Fantaisies Lyriques au Off d’Avignon
Le spectacle débute en douceur avec Au Matin, extrait de Peer Gynt (Grieg), introduisant la première fantaisie, immergeant dans la quiétude d’un… bureau de la Caisse d’allocations familiales, où Viviane tombe doucement dans les bras de Morphée. Son collègue moustachu, Fulgence, amoureux d’elle, brave ses ronflements et autres bruits bizarres pour la réveiller par « pure conscience professionnelle ». Après Youkali de Kurt Weill, en guise d'intermède, une conversation intime révèle l’amour naissant entre ces deux employés dans un style coquin et joueur (j’y vais / j’y vais pas), exprimé à la fois théâtralement et vocalement.

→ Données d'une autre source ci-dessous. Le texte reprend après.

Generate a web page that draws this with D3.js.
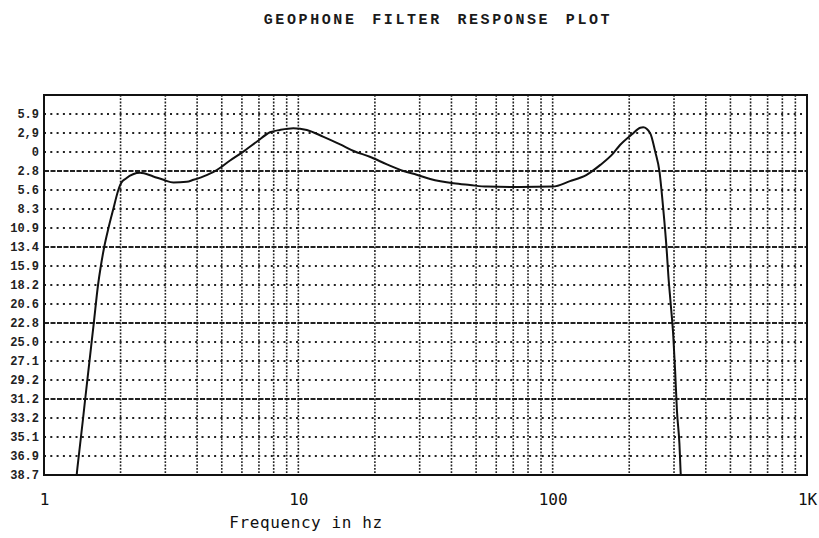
<!DOCTYPE html>
<html>
<head>
	<meta charset="utf-8">
	<title>Geophone Filter Response Plot</title>
	<script type="text/javascript" src="https://cdn.jsdelivr.net/npm/d3@7"></script>
	<style type="text/css">
		body { margin: 0; background: #fff; }
	</style>
</head>
<body>

<div id="chart"></div>

<script type="text/javascript">
// frequency axis
const freqTicks = [1, 10, 100, 1000];
const freqLabels = ["1", "10", "100", "1K"];
const gridFreqs = [2, 3, 4, 5, 6, 7, 8, 9, 10, 20, 30, 40, 50, 60, 70, 80, 90, 100,
    200, 300, 400, 500, 600, 700, 800, 900];

// gain axis (dB), one row per label, top to bottom
const gainTop = 8.9;
const gainTicks = [5.9, 2.9, 0, -2.8, -5.6, -8.3, -10.9, -13.4, -15.9, -18.2, -20.6,
    -22.8, -25.0, -27.1, -29.2, -31.2, -33.2, -35.1, -36.9, -38.7];
const gainLabels = ["5.9", "2,9", "0", "2.8", "5.6", "8.3", "10.9", "13.4", "15.9", "18.2",
    "20.6", "22.8", "25.0", "27.1", "29.2", "31.2", "33.2", "35.1", "36.9", "38.7"];
const majorGains = [-2.8, -13.4, -22.8, -31.2];

// response curve
const respFreq = [1.334, 1.347, 1.370, 1.422, 1.452, 1.511, 1.571, 1.631, 1.673, 1.725,
    1.793, 1.873, 1.96, 2.008, 2.101, 2.385, 2.69, 2.95, 3.23, 3.64,
    3.87, 4.36, 4.78, 5.39, 6.08, 6.86, 7.74, 8.47, 9.56, 10.8,
    12.5, 14.6, 16.5, 19.1, 22.3, 25.9, 29.2, 33.0, 40.7, 47.3,
    55.1, 74.4, 100, 117, 136, 154, 173, 184, 205, 221,
    227, 242, 253, 263, 272, 281, 285, 291, 298, 303,
    308, 315, 319, 321];
const respGain = [-39.6, -38.5, -36.9, -33.4, -31.2, -27.0, -22.7, -18.2, -15.9, -13.4,
    -10.9, -8.3, -5.6, -4.6, -3.9, -3.05, -3.6, -4.1, -4.5, -4.4,
    -4.1, -3.4, -2.66, -1.26, 0.06, 1.57, 3.02, 3.38, 3.65, 3.38,
    2.35, 1.16, 0.15, -0.7, -1.82, -2.8, -3.36, -3.98, -4.62, -4.87,
    -5.1, -5.15, -5.1, -4.3, -3.36, -1.9, -0.2, 1.07, 2.7, 3.74,
    3.8, 2.84, 0.06, -2.9, -8.2, -14.0, -17.05, -20.5, -24.3, -28.15,
    -32.4, -35.7, -38.7, -39.6];

const margin = {top: 95, right: 12, bottom: 63, left: 44},
    width = 819 - margin.left - margin.right,
    height = 538 - margin.top - margin.bottom,
    rowH = height / gainTicks.length;

const x = d3.scaleLog()
    .domain([freqTicks[0], freqTicks[freqTicks.length - 1]])
    .range([0, width]);

// rows are evenly spaced but the dB steps are not: piecewise linear scale
const y = d3.scaleLinear()
    .domain([gainTop].concat(gainTicks))
    .range(d3.range(gainTicks.length + 1).map(function(i) { return i * rowH; }));

const svg = d3.select("#chart").append("svg")
    .attr("width", 819)
    .attr("height", 538)
    .style("font-family", "'Liberation Mono', monospace");

svg.append("text")
    .attr("x", 438)
    .attr("y", 24)
    .attr("text-anchor", "middle")
    .style("font-size", "15px")
    .style("font-weight", "bold")
    .style("letter-spacing", "2.6px")
    .style("word-spacing", "4px")
    .style("fill", "#1a1a1a")
    .text("GEOPHONE FILTER RESPONSE PLOT");

const g = svg.append("g")
    .attr("transform", "translate(" + margin.left + "," + margin.top + ")");

// vertical dotted grid
g.selectAll(".vgrid").data(gridFreqs).enter()
    .append("line")
    .attr("class", "vgrid")
    .attr("x1", function(d) { return x(d); })
    .attr("x2", function(d) { return x(d); })
    .attr("y1", 0)
    .attr("y2", height)
    .style("stroke", "#222")
    .style("stroke-width", 1.6)
    .style("stroke-dasharray", "1.8,1.5");

// horizontal grid: dotted rows, dashed every fourth row
g.selectAll(".hgrid").data(gainTicks.slice(0, -1)).enter()
    .append("line")
    .attr("class", "hgrid")
    .attr("x1", 0)
    .attr("x2", width)
    .attr("y1", function(d) { return y(d); })
    .attr("y2", function(d) { return y(d); })
    .style("stroke", "#222")
    .style("stroke-width", 2)
    .style("stroke-dasharray", function(d) { return majorGains.indexOf(d) >= 0 ? "5,1.5" : "2,4.3"; });

// frame
g.append("rect")
    .attr("width", width)
    .attr("height", height)
    .style("fill", "none")
    .style("stroke", "#111")
    .style("stroke-width", 2);

// axes, labels only
const yAxis = g.append("g")
    .call(d3.axisLeft(y)
        .tickValues(gainTicks)
        .tickFormat(function(d, i) { return gainLabels[i]; })
        .tickSize(0)
        .tickPadding(5));
yAxis.select(".domain").remove();
yAxis.selectAll("text")
    .style("font-family", "'Liberation Mono', monospace")
    .style("font-size", "12px")
    .style("font-weight", "bold")
    .style("fill", "#222");

const xAxis = g.append("g")
    .attr("transform", "translate(0," + height + ")")
    .call(d3.axisBottom(x)
        .tickValues(freqTicks)
        .tickFormat(function(d, i) { return freqLabels[i]; })
        .tickSize(0)
        .tickPadding(19));
xAxis.select(".domain").remove();
xAxis.selectAll("text")
    .style("font-family", "'DejaVu Sans Mono', monospace")
    .style("font-size", "16px")
    .style("fill", "#111");

svg.append("text")
    .attr("x", 306)
    .attr("y", 528)
    .attr("text-anchor", "middle")
    .style("font-family", "'DejaVu Sans Mono', monospace")
    .style("font-size", "16px")
    .style("letter-spacing", "0.6px")
    .style("fill", "#111")
    .text("Frequency in hz");

// response curve
svg.append("clipPath")
    .attr("id", "plot-clip")
    .append("rect")
    .attr("width", width)
    .attr("height", height);

const data = respFreq.map(function(f, i) { return {freq: f, gain: respGain[i]}; });

const line = d3.line()
    .x(function(d) { return x(d.freq); })
    .y(function(d) { return y(d.gain); })
    .curve(d3.curveMonotoneX);

g.append("path")
    .datum(data)
    .attr("clip-path", "url(#plot-clip)")
    .style("fill", "none")
    .style("stroke", "#111")
    .style("stroke-width", 2)
    .attr("d", line);
</script>

</body>
</html>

Dans la deuxième fantaisie, un ténor en quête de gloire et habillé en beige retombe rapidement de son piédestal (rappelant « Ma vie de ténor… est un roman qui m’intéresse beaucoup ! », qui se joue également en ce moment au Off d’Avignon et chroniqué sur nos colonnes). Il rencontre son ombre, fidèle, mais lassée, chantant elle aussi (mais pas forcément mieux) pour exprimer son envie de liberté à travers l’air de Frantz, extrait des Contes d’Hoffmann (Offenbach). L’Ensemble Kaïnos illustre ainsi ces deux fantaisies pleines de surprises et de réflexions, captivant le public avec des compositions de divers horizons.
Viviane, l’employée somnolente, est interprétée par la soprano Claire Nicolas, dont la voix limpide et soyeuse, ornée d’un joli vibrato naturel, produit des aigus ronds et puissants. Elle accompagne son chant joliment nuancé d’un jeu scénique charmeur et dynamique, faisant rire le public grâce à ses expressions faciales volontairement accentuées. Le ténor François Hollemaert, interprétant Fulgence et l’ombre du ténor, offre une voix claire et large, qu’il accentue dans ses passages forte, aux aigus puissants et soutenus (un peu en force, cependant). Il joue également avec des aigus en voix de tête, imitant le bruit des pigeons ou craquant des aigus volontairement, dans l’air de Frantz. Les quelques petites instabilités vocales passent inaperçues face à son jeu scénique débordant de dynamisme et de coquetterie, attirant facilement les regards vers lui. Jean-Christophe Henry, interprétant le ténor dans la deuxième partie du spectacle, fait montre d’une voix ensoleillée, large et puissante, résonnant dans toute la salle, accompagnée d’un vibrato léger. Sa Donna è mobile est volontairement imparfaite : prononciation de l’italien imprécise par moments, aigus difficiles et trop en arrière, et appoggiatures pas très agiles, provoquant la colère de son ombre, qui décide de le quitter. Pendant leurs disputes et même une fois les différends réglés, les deux ténors interprètent des duos d’opérette (Toi c’est moi, L'Étoile et Le Sire de Vergy) qui leur permettent de mélanger leurs voix aux timbres similaires. Dans cette deuxième partie, les deux ténors proposent un jeu scénique plein d’énergie, léger et comique, permettant au public de bien suivre leur texte.
Les deux fantaisies sont accompagnées par les musiciens de l’ensemble : Elise Veyres (harpe), Anna Stavelova (flûte traversière) et Guilain Desenclos (basson et hautbois). Ils accompagnent les chanteurs avec délicatesse, agilité et des phrases musicales bien menées. Leur rôle ne se limite pas à l’accompagnement des chanteurs : ils font partie intégrante des histoires, interagissant et prenant la parole pour donner leur avis. Habillés de manière décontractée dans le bureau de la Caf, ils jouent les collègues qui « travaillent » en arrière-plan. Dans la deuxième partie, habillés en noir, ils restent plus discrets, mais interagissent plus souvent avec les chanteurs.
Le public, amusé par leur prestation, remercie les artistes avec enthousiasme jusqu’à ce qu’ils quittent la scène après leur dernière révérence.